The series of stories also reported that the agency turns away hundreds of calls for help each year including 41 percent, or 534 of 1,289 hotline calls received in fiscal 2011, which ended in June of 2011. Only five of the calls were mentioned in OIG reports as having been turned over to law enforcement, although at least in three of the five cases spokesmen at the agencies said they never received any notification that a disabled person had died under suspicious circumstances. It was unclear whether law enforcement was notified in any of the other 48 cases.
"I was disappointed to read that, and I don't think that's the right way to go, so we're going to take charge on that. And I am saddened to read that and it's important that we do something about it," Quinn said about the overall findings.
Asked by a reporter in Chicago whether top officials might lose their jobs, Quinn said, "We're going to make sure we do whatever is necessary to make certain we improve upon the process."

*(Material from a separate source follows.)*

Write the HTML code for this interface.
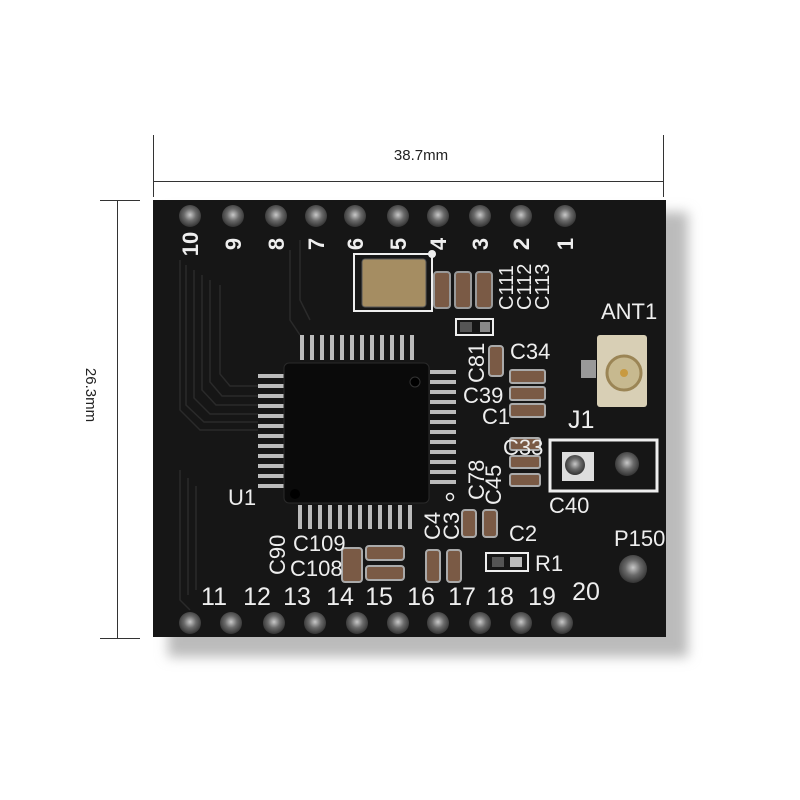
<!DOCTYPE html>
<html><head><style>html,body{margin:0;padding:0;background:#fff;}svg{display:block}.n{font-family:"Liberation Sans Narrow","Liberation Sans",sans-serif}</style></head>
<body>
<svg width="800" height="800" viewBox="0 0 800 800" xmlns="http://www.w3.org/2000/svg" font-family="Liberation Sans, sans-serif">
<defs>
<filter id="sh" x="-10%" y="-10%" width="130%" height="130%"><feGaussianBlur stdDeviation="6"/></filter>
<radialGradient id="pad" cx="50%" cy="45%" r="55%"><stop offset="0" stop-color="#c8c8c8"/><stop offset="0.5" stop-color="#6a6a6a"/><stop offset="1" stop-color="#333"/></radialGradient>
</defs>
<rect width="800" height="800" fill="#fff"/>
<g stroke="#333" stroke-width="1" fill="none">
<line x1="153.5" y1="135" x2="153.5" y2="197"/>
<line x1="663.5" y1="135" x2="663.5" y2="197"/>
<line x1="153" y1="181.5" x2="663" y2="181.5"/>
<line x1="100" y1="200.5" x2="140" y2="200.5"/>
<line x1="100" y1="638.5" x2="140" y2="638.5"/>
<line x1="117.5" y1="200" x2="117.5" y2="638"/>
</g>
<text x="421" y="160" font-size="15" fill="#222" text-anchor="middle">38.7mm</text>
<text transform="translate(86,395) rotate(90)" font-size="15" fill="#222" text-anchor="middle">26.3mm</text>
<rect x="168" y="212" width="520" height="445" fill="#bbb" filter="url(#sh)"/>
<rect x="153" y="200" width="513" height="437" fill="#161616"/>
<g stroke="#2a2a2a" stroke-width="1.5" fill="none">
<path d="M180 260 V410 L200 430 H258"/><path d="M186 265 V405 L204 422 H258"/>
<path d="M194 270 V398 L210 414 H258"/><path d="M202 275 V390 L216 405 H258"/>
<path d="M210 280 V382 L222 396 H258"/><path d="M220 285 V374 L230 386 H258"/>
<path d="M180 470 V600 L190 610"/><path d="M188 478 V595"/><path d="M196 486 V590"/>
<path d="M300 240 V300 L310 320"/><path d="M290 250 V320 L300 335"/>
</g>
<g fill="url(#pad)">
<circle cx="190" cy="216" r="11"/><circle cx="233" cy="216" r="11"/><circle cx="276" cy="216" r="11"/><circle cx="316" cy="216" r="11"/><circle cx="355" cy="216" r="11"/><circle cx="398" cy="216" r="11"/><circle cx="438" cy="216" r="11"/><circle cx="480" cy="216" r="11"/><circle cx="521" cy="216" r="11"/><circle cx="565" cy="216" r="11"/>
<circle cx="190" cy="623" r="11"/><circle cx="231" cy="623" r="11"/><circle cx="274" cy="623" r="11"/><circle cx="315" cy="623" r="11"/><circle cx="357" cy="623" r="11"/><circle cx="398" cy="623" r="11"/><circle cx="438" cy="623" r="11"/><circle cx="480" cy="623" r="11"/><circle cx="521" cy="623" r="11"/><circle cx="562" cy="623" r="11"/>
</g>
<g fill="#eee" font-size="22" font-weight="bold" text-anchor="middle">
<text transform="translate(198,244) rotate(-90)">10</text><text transform="translate(241,244) rotate(-90)">9</text><text transform="translate(284,244) rotate(-90)">8</text><text transform="translate(324,244) rotate(-90)">7</text><text transform="translate(363,244) rotate(-90)">6</text><text transform="translate(406,244) rotate(-90)">5</text><text transform="translate(446,244) rotate(-90)">4</text><text transform="translate(488,244) rotate(-90)">3</text><text transform="translate(529,244) rotate(-90)">2</text><text transform="translate(573,244) rotate(-90)">1</text>
</g>
<g class="n" fill="#eee" font-size="25" text-anchor="middle">
<text x="214" y="605">11</text><text x="257" y="605">12</text><text x="297" y="605">13</text><text x="340" y="605">14</text><text x="379" y="605">15</text><text x="421" y="605">16</text><text x="462" y="605">17</text><text x="500" y="605">18</text><text x="542" y="605">19</text><text x="586" y="600">20</text>
</g>
<rect x="354" y="254" width="78" height="57" fill="none" stroke="#eee" stroke-width="2"/>
<rect x="362" y="259" width="64" height="48" rx="3" fill="#a58d62" stroke="#555"/>
<circle cx="432" cy="254" r="4" fill="#eee"/>
<g fill="#7a5a45" stroke="#999" stroke-width="2">
<rect x="434" y="272" width="16" height="36" rx="3"/><rect x="455" y="272" width="16" height="36" rx="3"/><rect x="476" y="272" width="16" height="36" rx="3"/>
</g>
<g class="n" fill="#eee" font-size="20">
<text transform="translate(513,310) rotate(-90)">C111</text><text transform="translate(531,310) rotate(-90)">C112</text><text transform="translate(549,310) rotate(-90)">C113</text>
</g>
<rect x="456" y="319" width="37" height="16" fill="none" stroke="#eee" stroke-width="2"/>
<rect x="460" y="322" width="12" height="10" fill="#555"/><rect x="480" y="322" width="10" height="10" fill="#888"/>
<g fill="#bbb">
<rect x="300" y="335" width="4" height="25"/><rect x="310" y="335" width="4" height="25"/><rect x="320" y="335" width="4" height="25"/><rect x="330" y="335" width="4" height="25"/><rect x="340" y="335" width="4" height="25"/><rect x="350" y="335" width="4" height="25"/><rect x="360" y="335" width="4" height="25"/><rect x="370" y="335" width="4" height="25"/><rect x="380" y="335" width="4" height="25"/><rect x="390" y="335" width="4" height="25"/><rect x="400" y="335" width="4" height="25"/><rect x="410" y="335" width="4" height="25"/>
<rect x="298" y="505" width="4" height="24"/><rect x="308" y="505" width="4" height="24"/><rect x="318" y="505" width="4" height="24"/><rect x="328" y="505" width="4" height="24"/><rect x="338" y="505" width="4" height="24"/><rect x="348" y="505" width="4" height="24"/><rect x="358" y="505" width="4" height="24"/><rect x="368" y="505" width="4" height="24"/><rect x="378" y="505" width="4" height="24"/><rect x="388" y="505" width="4" height="24"/><rect x="398" y="505" width="4" height="24"/><rect x="408" y="505" width="4" height="24"/>
<rect x="258" y="374" width="26" height="4"/><rect x="258" y="384" width="26" height="4"/><rect x="258" y="394" width="26" height="4"/><rect x="258" y="404" width="26" height="4"/><rect x="258" y="414" width="26" height="4"/><rect x="258" y="424" width="26" height="4"/><rect x="258" y="434" width="26" height="4"/><rect x="258" y="444" width="26" height="4"/><rect x="258" y="454" width="26" height="4"/><rect x="258" y="464" width="26" height="4"/><rect x="258" y="474" width="26" height="4"/><rect x="258" y="484" width="26" height="4"/>
<rect x="430" y="370" width="26" height="4"/><rect x="430" y="380" width="26" height="4"/><rect x="430" y="390" width="26" height="4"/><rect x="430" y="400" width="26" height="4"/><rect x="430" y="410" width="26" height="4"/><rect x="430" y="420" width="26" height="4"/><rect x="430" y="430" width="26" height="4"/><rect x="430" y="440" width="26" height="4"/><rect x="430" y="450" width="26" height="4"/><rect x="430" y="460" width="26" height="4"/><rect x="430" y="470" width="26" height="4"/><rect x="430" y="480" width="26" height="4"/>
</g>
<rect x="284" y="363" width="145" height="140" rx="5" fill="#0a0a0a" stroke="#2a2a2a"/>
<circle cx="415" cy="382" r="5" fill="#000" stroke="#333"/><circle cx="295" cy="494" r="5" fill="#000"/>
<text class="n" x="228" y="505" fill="#eee" font-size="22">U1</text>
<g fill="#7a5a45" stroke="#aaa" stroke-width="2">
<rect x="489" y="346" width="14" height="30" rx="3"/>
<rect x="510" y="370" width="35" height="13" rx="2"/><rect x="510" y="387" width="35" height="13" rx="2"/><rect x="510" y="404" width="35" height="13" rx="2"/>
<rect x="510" y="438" width="30" height="12" rx="2"/><rect x="510" y="456" width="30" height="12" rx="2"/><rect x="510" y="474" width="30" height="12" rx="2"/>
<rect x="462" y="510" width="14" height="27" rx="3"/><rect x="483" y="510" width="14" height="27" rx="3"/>
<rect x="342" y="548" width="20" height="34" rx="3"/><rect x="366" y="546" width="38" height="14" rx="3"/><rect x="366" y="566" width="38" height="14" rx="3"/>
<rect x="426" y="550" width="14" height="32" rx="3"/><rect x="447" y="550" width="14" height="32" rx="3"/>
</g>
<g class="n" fill="#eee" font-size="22">
<text x="510" y="359">C34</text><text transform="translate(484,383) rotate(-90)">C81</text>
<text x="463" y="403">C39</text><text x="482" y="424">C1</text>
<text x="503" y="455">C33</text><text x="549" y="513">C40</text>
<text transform="translate(484,500) rotate(-90)">C78</text><text transform="translate(501,505) rotate(-90)">C45</text>
<text transform="translate(440,540) rotate(-90)">C4</text><text transform="translate(459,540) rotate(-90)">C3</text>
<text x="509" y="541">C2</text><text x="293" y="551">C109</text><text x="290" y="576">C108</text>
<text transform="translate(285,575) rotate(-90)">C90</text><text x="535" y="571">R1</text>
<text x="568" y="428" font-size="25">J1</text><text x="601" y="319">ANT1</text><text x="614" y="546">P150</text>
</g>
<circle cx="450" cy="497" r="3.5" fill="none" stroke="#eee" stroke-width="1.5"/>
<rect x="486" y="553" width="42" height="18" fill="none" stroke="#eee" stroke-width="2"/>
<rect x="492" y="557" width="12" height="10" fill="#555"/><rect x="510" y="557" width="12" height="10" fill="#bbb"/>
<rect x="581" y="360" width="15" height="18" fill="#999"/>
<rect x="597" y="335" width="50" height="72" rx="3" fill="#d8cfb5"/>
<circle cx="624" cy="373" r="17" fill="#c7b98f" stroke="#9b8555" stroke-width="3"/>
<circle cx="624" cy="373" r="4" fill="#c89a40"/>
<rect x="550" y="440" width="107" height="51" fill="none" stroke="#eee" stroke-width="3"/>
<rect x="562" y="452" width="32" height="29" fill="#ddd"/>
<circle cx="575" cy="465" r="10" fill="url(#pad)"/>
<circle cx="627" cy="464" r="12" fill="url(#pad)"/>
<circle cx="633" cy="569" r="14" fill="url(#pad)"/>
</svg>
</body></html>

On Friday, in response to requests from the BND, the Department of Human Services issued this statement, "These are serious issues of concern. The department is currently reviewing and re-evaluating the OIG's role, authority and practices under the program, both under current law and in coordination with law enforcement and other investigatory agencies."
State Rep. Greg Harris, D-Chicago, chairman of the Human Services Committee, overseers of the OIG-DHS, said he will decide Monday whether to convene a committee meeting concerning the newspaper's findings.
Previously, he called the failure to act on death cases, "very disturbing" and after his own review of state law said he could not find any reference that disabled people are ineligible for services when they die.